Chapter 3 Part 3 Numerically Summarizing Data

Chapter 3: Numerically Summarizing Data

3.4 Measures of Position and Outliers

  • Learning Objectives:

    • Determine and interpret z-scores

    • Interpret percentiles

    • Determine and interpret quartiles

    • Determine and interpret the interquartile range

    • Check a set of data for outliers

Objective 1: Determine and Interpret Z-Scores

  • Z-Score Definition:

    • Represents the distance of a data value from the mean in terms of standard deviations.

    • Calculated as:

      • Z = (Data value - Mean) / Standard Deviation

    • Two types of z-scores: population z-score and sample z-score.

    • Characteristics:

      • Unitless

      • Mean = 0

      • Standard Deviation = 1

Example: Comparing Z-Scores (Imene vs. Akito)

  • Imene:

    • Score: 88

    • Mean (m) = 73.2, Standard Deviation (s) = 8.5

  • Akito:

    • Score: 91

    • Mean (m) = 75.8, Standard Deviation (s) = 9.2

    • Z-Scores computed showed:

      • Imene: 1.74

      • Akito: 1.65

    • Conclusion: Imene performed better relatively despite both scoring above average.

Objective 2: Interpret Percentiles

  • Definition:

    • The kth percentile (Pk) is a value where k percent of observations are less than or equal to that value.

  • Example:

    • Antonia's SAT Mathematics score of 600 is in the 74th percentile, meaning 74% scored below her and 26% above.

Objective 3: Determine and Interpret Quartiles

  • Definition:

    • Quartiles split data into four equal parts:

      • Q1: 25th percentile

      • Q2: 50th percentile (median)

      • Q3: 75th percentile

  • Finding Quartiles:

    1. Arrange data in ascending order.

    2. Determine Q2 (median).

    3. Divide data into halves to find Q1 and Q3.

  • Example:

    • Using Chicago ride-share data:

      • Q1 = 2.2 miles

      • Q2 (Median) = 4.85 miles

      • Q3 = 9.4 miles

Objective 4: Determine and Interpret the Interquartile Range (IQR)

  • Definition:

    • IQR measures the range of the middle 50% of data: IQR = Q3 - Q1.

    • For the ride-share data, IQR = 9.4 - 2.2 = 7.2 miles.

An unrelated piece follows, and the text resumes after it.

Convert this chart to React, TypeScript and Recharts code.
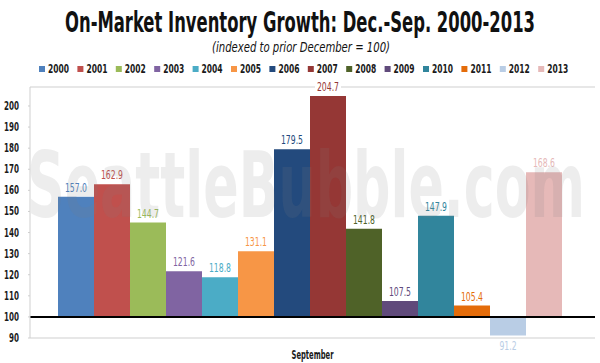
import React from "react";
import {
  BarChart, Bar, XAxis, YAxis, CartesianGrid, ReferenceLine,
} from "recharts";

// シリーズ（年）ごとの値: 前年12月 = 100 とした9月の在庫指数
const years = ["2000", "2001", "2002", "2003", "2004", "2005", "2006", "2007", "2008", "2009", "2010", "2011", "2012", "2013"];
const values = [157.0, 162.9, 144.7, 121.6, 118.8, 131.1, 179.5, 204.7, 141.8, 107.5, 147.9, 105.4, 91.2, 168.6];
const colors = [
  "#4F81BD", "#C0504D", "#9BBB59", "#8064A2", "#4BACC6", "#F79646", "#234A7D",
  "#953735", "#4F6228", "#604A7B", "#31859C", "#E46C0A", "#B9CDE5", "#E6B9B8",
];
const categories = ["September"];
const yTicks = [90, 100, 110, 120, 130, 140, 150, 160, 170, 180, 190, 200];
const BASE = 100;

const FONT = '"Liberation Sans Narrow", "DejaVu Sans Condensed", "Roboto", sans-serif';

// 細長いフォントの代わりに textLength で横幅を詰める
const narrowLen = (s: string, digit: number) =>
  s.split("").reduce((a, c) => a + (c === "." ? digit * 0.5 : digit), 0);

// 棒は基準値100から伸びる範囲バーにする
const chartData = categories.map(name => {
  const row: Record<string, unknown> = { name };
  years.forEach((y, i) => { row[`y${y}`] = [BASE, values[i]]; });
  return row;
});

// 値ラベル（白背景つき）
const makeLabel = (i: number) => (props: any) => {
  const { x, y, width, height } = props;
  const v = values[i];
  const s = v.toFixed(1);
  const top = Math.min(y, y + height);
  const bottom = Math.max(y, y + height);
  const cx = x + width / 2;
  const cy = v >= BASE ? top - 9 : bottom + 11;
  const len = narrowLen(s, 4.9);
  return (
    <g>
      <rect x={cx - len / 2 - 2} y={cy - 7} width={len + 4} height={14} fill="#fff" />
      <text
        x={cx} y={cy} textAnchor="middle" dominantBaseline="central"
        fill={colors[i]} fontSize={12} fontFamily={FONT}
        textLength={len} lengthAdjust="spacingAndGlyphs"
      >
        {s}
      </text>
    </g>
  );
};

const YTick = (props: any) => {
  const { x, y, payload } = props;
  const s = String(payload.value);
  return (
    <text
      x={x} y={y} textAnchor="end" dominantBaseline="central"
      fontSize={12} fontWeight="bold" fill="#1a1a1a" fontFamily={FONT}
      textLength={narrowLen(s, 5)} lengthAdjust="spacingAndGlyphs"
    >
      {s}
    </text>
  );
};

const XTick = (props: any) => {
  const { x, y, payload } = props;
  return (
    <text
      x={x} y={y + 6} textAnchor="middle" dominantBaseline="central"
      fontSize={13} fontWeight="bold" fill="#1a1a1a" fontFamily={FONT}
      textLength={42} lengthAdjust="spacingAndGlyphs"
    >
      {payload.value}
    </text>
  );
};

function LegendRow() {
  return (
    <svg width={600} height={20} style={{ position: "absolute", left: 0, top: 60, pointerEvents: "none" }}>
      {years.map((y, i) => (
        <g key={y} transform={`translate(${39 + i * 38.4}, 9)`}>
          <rect x={0} y={-3} width={6} height={6} fill={colors[i]} />
          <text
            x={9} y={0} dominantBaseline="central" fontSize={12} fontWeight="bold"
            fill="#1a1a1a" fontFamily={FONT} textLength={21} lengthAdjust="spacingAndGlyphs"
          >
            {y}
          </text>
        </g>
      ))}
    </svg>
  );
}

export default function App() {
  return (
    <div style={{ position: "absolute", left: 0, top: 0, width: 600, height: 363, background: "#fff" }}>
      <BarChart
        width={600}
        height={363}
        data={chartData}
        margin={{ top: 87, right: 5, left: 0, bottom: 0 }}
        barCategoryGap={28}
        barGap={0}
      >
        <CartesianGrid vertical={false} stroke="#cfcfcf" />
        <XAxis
          dataKey="name"
          height={25}
          axisLine={false}
          tickLine={false}
          tickSize={6}
          tickMargin={4}
          tick={<XTick />}
        />
        <YAxis
          yAxisId="l"
          width={30}
          domain={[90, 209]}
          ticks={yTicks}
          interval={0}
          allowDataOverflow
          axisLine={{ stroke: "#cfcfcf" }}
          tickLine={{ stroke: "#cfcfcf" }}
          tickSize={2}
          tickMargin={9}
          tick={<YTick />}
        />
        <YAxis
          yAxisId="r"
          orientation="right"
          width={0}
          domain={[90, 209]}
          ticks={yTicks}
          interval={0}
          tick={false}
          tickLine={false}
          axisLine={{ stroke: "#cfcfcf" }}
        />
        {years.map((y, i) => (
          <Bar
            key={y}
            yAxisId="l"
            dataKey={`y${y}`}
            fill={colors[i]}
            isAnimationActive={false}
            label={makeLabel(i)}
          />
        ))}
        <ReferenceLine yAxisId="l" y={BASE} stroke="#000" strokeWidth={2} />
      </BarChart>

      <svg width={600} height={363} style={{ position: "absolute", left: 0, top: 0, pointerEvents: "none" }}>
        <text
          x={300} y={32} textAnchor="middle" fontFamily={FONT} fontWeight="bold"
          fontSize={28} fill="#111" textLength={470} lengthAdjust="spacingAndGlyphs"
        >
          On-Market Inventory Growth: Dec.-Sep. 2000-2013
        </text>
        <text
          x={301} y={52} textAnchor="middle" fontFamily={FONT} fontStyle="italic"
          fontSize={14} fill="#111" textLength={178} lengthAdjust="spacingAndGlyphs"
        >
          (indexed to prior December = 100)
        </text>
        <text
          x={27} y={217} fontFamily={FONT} fontWeight="bold" fontSize={90}
          fill="#808080" fillOpacity={0.14} textLength={558} lengthAdjust="spacingAndGlyphs"
        >
          SeattleBubble.com
        </text>
      </svg>
      <LegendRow />
    </div>
  );
}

Objective 5: Check a Set of Data for Outliers

  • Definition:

    • Outliers are extreme observations that can skew analysis and may result from errors.

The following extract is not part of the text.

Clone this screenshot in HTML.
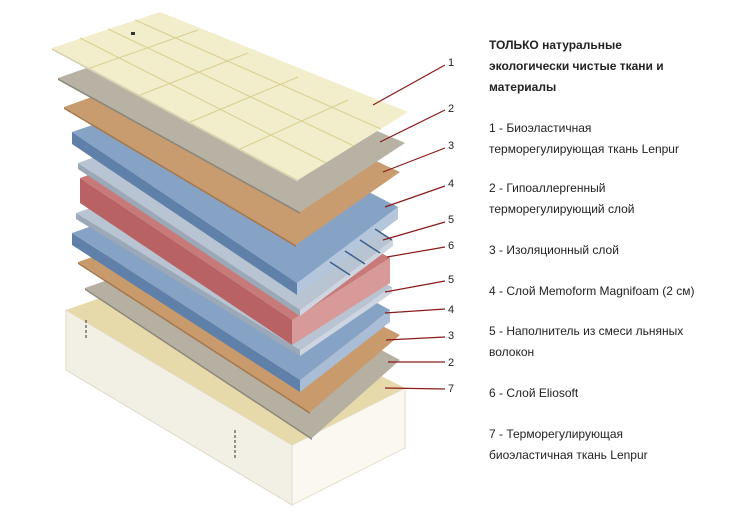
<!DOCTYPE html>
<html><head><meta charset="utf-8"><style>
html,body{margin:0;padding:0;background:#fff}
#w{position:relative;width:750px;height:520px;overflow:hidden;font-family:"Liberation Sans","DejaVu Sans",sans-serif;color:#222}
.t{position:absolute;left:489px;font-size:12px;line-height:21px;white-space:nowrap}
</style></head><body><div id="w">
<svg width="750" height="520" style="position:absolute;left:0;top:0">
<!-- base -->
<polygon points="66,310 292,445 292,505 66,370" fill="#f2efe4" stroke="#ddd8c8"/>
<polygon points="292,445 405,388 405,448 292,505" fill="#faf8f0" stroke="#e2ded0"/>
<polygon points="66,310 174,272 405,388 292,445" fill="#e6d9aa"/>
<line x1="86" y1="320" x2="86" y2="340" stroke="#333" stroke-dasharray="3,2"/>
<line x1="235" y1="430" x2="235" y2="460" stroke="#333" stroke-dasharray="3,2"/>
<!-- 2b grey -->
<polygon points="85,288 312,438 312,440 85,290" fill="#8d887c"/>
<polygon points="85,288 193,250 400,360 312,438" fill="#b6b0a3"/>
<!-- 3b tan -->
<polygon points="78,262 310,412 310,414 78,264" fill="#a8794c"/>
<polygon points="78,262 186,225 400,335 310,412" fill="#c89a6c"/>
<!-- 4b blue -->
<polygon points="72,233 300,380 300,392 72,245" fill="#5f80a8"/>
<polygon points="300,380 390,310 390,322 300,392" fill="#a9bdd6"/>
<polygon points="72,233 180,195 390,310 300,380" fill="#86a3c6"/>
<!-- 5b -->
<polygon points="76,213 300,350 300,356 76,219" fill="#9aa8b8"/>
<polygon points="300,350 392,287 392,293 300,356" fill="#ccd5e0"/>
<polygon points="76,213 184,175 392,287 300,350" fill="#b9c4d2"/>
<!-- 6 red -->
<polygon points="80,178 292,320 292,345 80,203" fill="#b86264"/>
<polygon points="292,320 390,258 390,283 292,345" fill="#d89a98"/>
<polygon points="80,178 188,140 390,258 292,320" fill="#c77a78"/>
<!-- 5a -->
<polygon points="78,163 300,310 300,316 78,169" fill="#9aa8b8"/>
<polygon points="300,310 393,240 393,246 300,316" fill="#ccd5e0"/>
<polygon points="78,163 186,125 393,240 300,310" fill="#b9c4d2"/>
<!-- 4 blue -->
<polygon points="72,132 297,283 297,295 72,144" fill="#5f80a8"/>
<polygon points="297,283 398,207 398,219 297,295" fill="#b3c6dc"/>
<polygon points="72,132 180,95 398,207 297,283" fill="#86a3c6"/>
<g stroke="#3e5f8a" stroke-width="1.5">
<line x1="330" y1="262" x2="350" y2="275"/><line x1="345" y1="251" x2="365" y2="264"/><line x1="360" y1="240" x2="380" y2="253"/><line x1="375" y1="229" x2="392" y2="240"/>
</g>
<!-- 3 tan -->
<polygon points="64,107 296,245 296,247 64,109" fill="#a8794c"/>
<polygon points="64,107 172,68 400,172 296,245" fill="#c99c6f"/>
<!-- 2 grey -->
<polygon points="58,78 300,212 300,214 58,80" fill="#8d887c"/>
<polygon points="58,78 166,40 405,143 300,212" fill="#b8b2a4"/>
<!-- 1 cream -->
<polygon points="52,48 298,180 298,182 52,50" fill="#d8d2b0"/>
<polygon points="52,48 160,12 408,112 298,180" fill="#f2edca"/>
<g stroke="#d8cf90" stroke-width="1">
<line x1="80" y1="38" x2="326" y2="163"/><line x1="108" y1="29" x2="354" y2="146"/><line x1="135" y1="20" x2="381" y2="129"/>
<line x1="90" y1="68" x2="198" y2="30"/><line x1="140" y1="95" x2="248" y2="53"/><line x1="190" y1="122" x2="298" y2="77"/><line x1="240" y1="149" x2="348" y2="100"/>
</g>
<rect x="131" y="32" width="4" height="3" fill="#333"/>
<!-- leader lines -->
<g stroke="#8b1a1a" stroke-width="1.2">
<line x1="373" y1="105" x2="445" y2="65"/>
<line x1="380" y1="142" x2="445" y2="110"/>
<line x1="383" y1="172" x2="445" y2="148"/>
<line x1="385" y1="207" x2="445" y2="186"/>
<line x1="383" y1="240" x2="445" y2="222"/>
<line x1="387" y1="257" x2="445" y2="247"/>
<line x1="385" y1="292" x2="445" y2="281"/>
<line x1="385" y1="313" x2="445" y2="309"/>
<line x1="386" y1="340" x2="445" y2="337"/>
<line x1="388" y1="362" x2="445" y2="362"/>
<line x1="385" y1="388" x2="445" y2="389"/>
</g>
<g font-family="Liberation Sans, sans-serif" font-size="11" fill="#222">
<text x="448" y="66">1</text><text x="448" y="112">2</text><text x="448" y="149">3</text><text x="448" y="187">4</text>
<text x="448" y="223">5</text><text x="448" y="249">6</text><text x="448" y="283">5</text><text x="448" y="313">4</text>
<text x="448" y="339">3</text><text x="448" y="366">2</text><text x="448" y="392">7</text>
</g>
</svg>
<div class="t" style="top:35px;font-weight:bold">ТОЛЬКО натуральные<br>экологически чистые ткани и<br>материалы</div>
<div class="t" style="top:118px">1 - Биоэластичная<br>терморегулирующая ткань Lenpur</div>
<div class="t" style="top:178px">2 - Гипоаллергенный<br>терморегулирующий слой</div>
<div class="t" style="top:240px">3 - Изоляционный слой</div>
<div class="t" style="top:281px">4 - Слой Memoform Magnifoam (2 см)</div>
<div class="t" style="top:321px">5 - Наполнитель из смеси льняных<br>волокон</div>
<div class="t" style="top:383px">6 - Слой Eliosoft</div>
<div class="t" style="top:424px">7 - Терморегулирующая<br>биоэластичная ткань Lenpur</div>
</div></body></html>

  • Steps to Identify Outliers:

    1. Calculate Q1 and Q3.

    2. Compute IQR.

    3. Determine fences:

    • Lower Fence = Q1 - 1.5(IQR)

    • Upper Fence = Q3 + 1.5(IQR)

    1. Identify outliers as values below the lower fence or above the upper fence.

Example: Checking for Outliers

  • Calculated Q1 = 2.2, Q3 = 9.4.

  • IQR found to be 7.2.

  • Fences:

    • Lower Fence = 2.2 - 10.8 = -8.6 miles (no outliers)

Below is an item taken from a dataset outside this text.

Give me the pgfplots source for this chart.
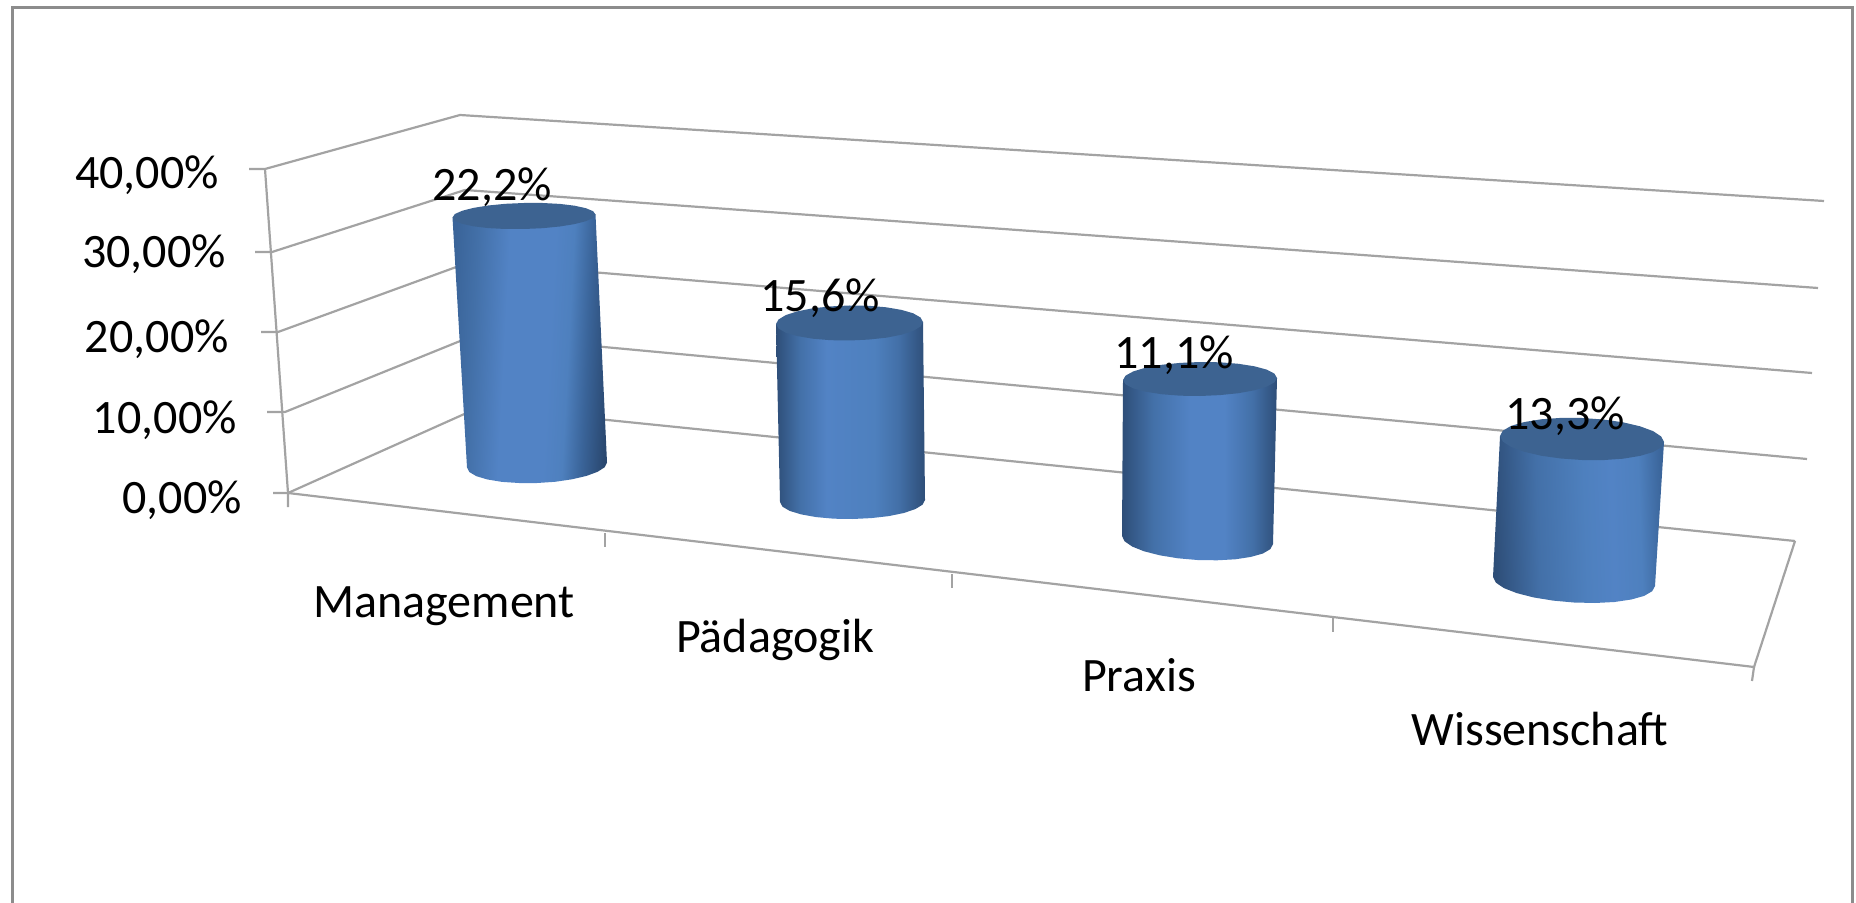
\documentclass[border=0pt]{standalone}
\usepackage{pgfplots}
\pgfplotsset{compat=1.18}
\usepackage{fontspec}
\setmainfont{Carlito}
\definecolor{gridg}{HTML}{A3A3A3}
\definecolor{frameg}{HTML}{8C8C8C}
\definecolor{captop}{HTML}{3D6391}
\definecolor{cD}{HTML}{2A4870}
\definecolor{cE}{HTML}{2E4E78}
\definecolor{cF}{HTML}{3A6499}
\definecolor{cG}{HTML}{4370A8}
\definecolor{cH}{HTML}{5283C5}
\definecolor{cI}{HTML}{4E80BE}
\pgfdeclarehorizontalshading{cylA}{100bp}{color(0bp)=(cF);color(25bp)=(cF);color(32bp)=(cG);color(42bp)=(cH);color(56bp)=(cH);color(62bp)=(cI);color(68bp)=(cF);color(75bp)=(cD);color(100bp)=(cD)}
\pgfdeclarehorizontalshading{cylB}{100bp}{color(0bp)=(cE);color(25bp)=(cE);color(33bp)=(cG);color(42bp)=(cH);color(58bp)=(cI);color(66bp)=(cG);color(75bp)=(cE);color(100bp)=(cE)}
\pgfdeclarehorizontalshading{cylC}{100bp}{color(0bp)=(cE);color(25bp)=(cE);color(35bp)=(cG);color(47bp)=(cH);color(58bp)=(cH);color(67bp)=(cG);color(75bp)=(cE);color(100bp)=(cE)}
\pgfdeclarehorizontalshading{cylD}{100bp}{color(0bp)=(cE);color(25bp)=(cE);color(38bp)=(cG);color(52bp)=(cI);color(60bp)=(cH);color(68bp)=(cI);color(75bp)=(cF);color(100bp)=(cF)}
\begin{document}
\begin{tikzpicture}
\useasboundingbox (0,0) rectangle (928pt,451.5pt);
\begin{axis}[
  at={(0,0)}, anchor=south west,
  scale only axis, width=928pt, height=451.5pt,
  xmin=0, xmax=1856, ymin=0, ymax=903, y dir=reverse,
  axis lines=none, clip=false,
  every axis plot/.append style={no markers},
]
% chart frame
\addplot[frameg, line width=1.5pt] coordinates {(12,903)(12,8)(1852,8)(1852,903)};
% walls and gridlines (40, 30, 20, 10, 0 %)
\addplot[gridg, line width=1.1pt] coordinates {(249,169)(265,169)(460,115)(1824,201)};
\addplot[gridg, line width=1.1pt] coordinates {(255,252)(272,252)(465,190)(1818,288)};
\addplot[gridg, line width=1.1pt] coordinates {(261,332)(278,332)(470,262)(1812,373)};
\addplot[gridg, line width=1.1pt] coordinates {(267,412)(285,412)(475,335)(1807,459)};
\addplot[gridg, line width=1.1pt] coordinates {(273,493)(288,493)(480,407)(1795,541)};
% left edge
\addplot[gridg, line width=1.1pt] coordinates {(265,169)(288,493)(288,507)};
% floor and category ticks
\addplot[gridg, line width=1.1pt] coordinates {(288,493)(1754,667)(1795,541)};
\addplot[gridg, line width=0.7pt] coordinates {(605,533)(605,547)};
\addplot[gridg, line width=0.7pt] coordinates {(952,574)(952,588)};
\addplot[gridg, line width=0.7pt] coordinates {(1333,618)(1333,632)};
\addplot[gridg, line width=1.1pt] coordinates {(1754,667)(1752,681)};
% Management
\addplot[draw=none, shading=cylA, shading angle=-3] coordinates {(452.5,217.5)(467,467.5)(469.4,472.1)(476.4,476.2)(487.5,479.5)(502,481.9)(518.9,483)(537,483)(555.1,481.8)(572,479.3)(586.5,475.9)(597.6,471.8)(604.6,467.3)(607,462.5)(595.5,214.5)} -- cycle;
\addplot[draw=none, fill=captop] coordinates {(595.5,214.5)(593.1,218)(585.9,221.2)(574.6,224.1)(559.8,226.5)(542.5,228.2)(524,229)(505.5,229)(488.2,228.1)(473.4,226.3)(462.1,223.8)(454.9,220.8)(452.5,217.5)(454.9,214)(462.1,210.8)(473.4,207.9)(488.2,205.5)(505.5,203.8)(524,203)(542.5,203)(559.8,203.9)(574.6,205.7)(585.9,208.2)(593.1,211.2)} -- cycle;
% Paedagogik
\addplot[draw=none, shading=cylB] coordinates {(776,324)(780,502)(782.5,506.7)(789.7,510.9)(801.2,514.4)(816.2,517.1)(833.7,518.7)(852.5,519)(871.3,518.1)(888.8,516.1)(903.8,513)(915.3,509.1)(922.5,504.7)(925,500)(923,322)} -- cycle;
\addplot[draw=none, fill=captop] coordinates {(923,322)(920.5,326.5)(913.2,330.9)(901.5,334.7)(886.3,337.7)(868.5,339.6)(849.5,340.5)(830.5,340.2)(812.7,338.7)(797.5,336.1)(785.8,332.7)(778.5,328.5)(776,324)(778.5,319.5)(785.8,315.1)(797.5,311.3)(812.7,308.3)(830.5,306.4)(849.5,305.5)(868.5,305.8)(886.3,307.3)(901.5,309.9)(913.2,313.3)(920.5,317.5)} -- cycle;
% Praxis
\addplot[draw=none, shading=cylC] coordinates {(1123,380)(1122,536)(1124.6,541.3)(1132.1,546.5)(1144.1,551.3)(1159.7,555.3)(1178,558.3)(1197.5,560)(1217,560.3)(1235.3,559.3)(1250.9,556.9)(1262.9,553.5)(1270.4,549.1)(1273,544)(1277,378)} -- cycle;
\addplot[draw=none, fill=captop] coordinates {(1277,378)(1274.4,382.4)(1266.7,386.6)(1254.4,390.3)(1238.5,393.2)(1219.9,395.1)(1200,396)(1180.1,395.7)(1161.5,394.2)(1145.6,391.7)(1133.3,388.4)(1125.6,384.4)(1123,380)(1125.6,375.6)(1133.3,371.4)(1145.6,367.7)(1161.5,364.8)(1180.1,362.9)(1200,362)(1219.9,362.3)(1238.5,363.8)(1254.4,366.3)(1266.7,369.6)(1274.4,373.6)} -- cycle;
% Wissenschaft
\addplot[draw=none, shading=cylD, shading angle=2] coordinates {(1500,436)(1493,577)(1495.8,582.6)(1503.9,588.1)(1516.7,593.1)(1533.5,597.4)(1553,600.6)(1574,602.5)(1595,603)(1614.5,602)(1631.3,599.5)(1644.1,595.9)(1652.2,591.2)(1655,586)(1664,442)} -- cycle;
\addplot[draw=none, fill=captop] coordinates {(1664,442)(1661.2,447.3)(1653,452.1)(1640,455.9)(1623,458.7)(1603.2,460.1)(1582,460)(1560.8,458.5)(1541,455.7)(1524,451.7)(1511,446.9)(1502.8,441.5)(1500,436)(1502.8,430.7)(1511,425.9)(1524,422.1)(1541,419.3)(1560.8,417.9)(1582,418)(1603.2,419.5)(1623,422.3)(1640,426.3)(1653,431.1)(1661.2,436.5)} -- cycle;
% texts
\begin{scope}[every node/.style={font=\fontsize{24}{29}\selectfont, inner sep=0pt, text=black}]
\node[anchor=east] at (axis cs:219,175) {40,00\%};
\node[anchor=east] at (axis cs:226,254) {30,00\%};
\node[anchor=east] at (axis cs:229,339) {20,00\%};
\node[anchor=east] at (axis cs:237,420) {10,00\%};
\node[anchor=east] at (axis cs:242,500) {0,00\%};
\node at (axis cs:492,187) {22,2\%};
\node at (axis cs:820,298) {15,6\%};
\node at (axis cs:1174,355) {11,1\%};
\node at (axis cs:1565,416) {13,3\%};
\node at (axis cs:444,606) {Management};
\node at (axis cs:775,640) {Pädagogik};
\node at (axis cs:1139,675) {Praxis};
\node at (axis cs:1540,729) {Wissenschaft};
\end{scope}
\end{axis}
\end{tikzpicture}
\end{document}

    • Upper Fence = 9.4 + 10.8 = 20.2 miles (rides 21.3, 21.6, 23.2, and 42.3 miles identified as outliers).

3.5 The Five-Number Summary and Boxplots

  • Learning Objectives:

    • Compute the five-number summary

    • Draw and interpret boxplots

Objective 1: Compute the Five-Number Summary

  • Five-Number Summary Includes:

    • Minimum

    • Q1

    • Median (Q2)

    • Q3

    • Maximum

  • Example:

    • For the Chicago ride-share data:

      • Summary: MIN = 0.4, Q1 = 2.2, M = 4.85, Q3 = 9.4, MAX = 42.3

Objective 2: Draw and Interpret Boxplots

  • Steps to Draw a Boxplot:

    1. Calculate lower and upper fences.

    2. Create a number line, marking Q1, Q2, Q3.

    3. Form the box and draw "whiskers" to the data values within the fences.

    4. Mark outliers with an asterisk.

  • Example:

    • Analysis of shared vs. non-shared ride distances indicated differences in median distance and spread, suggesting a preference for sharing rides for shorter distances.

robot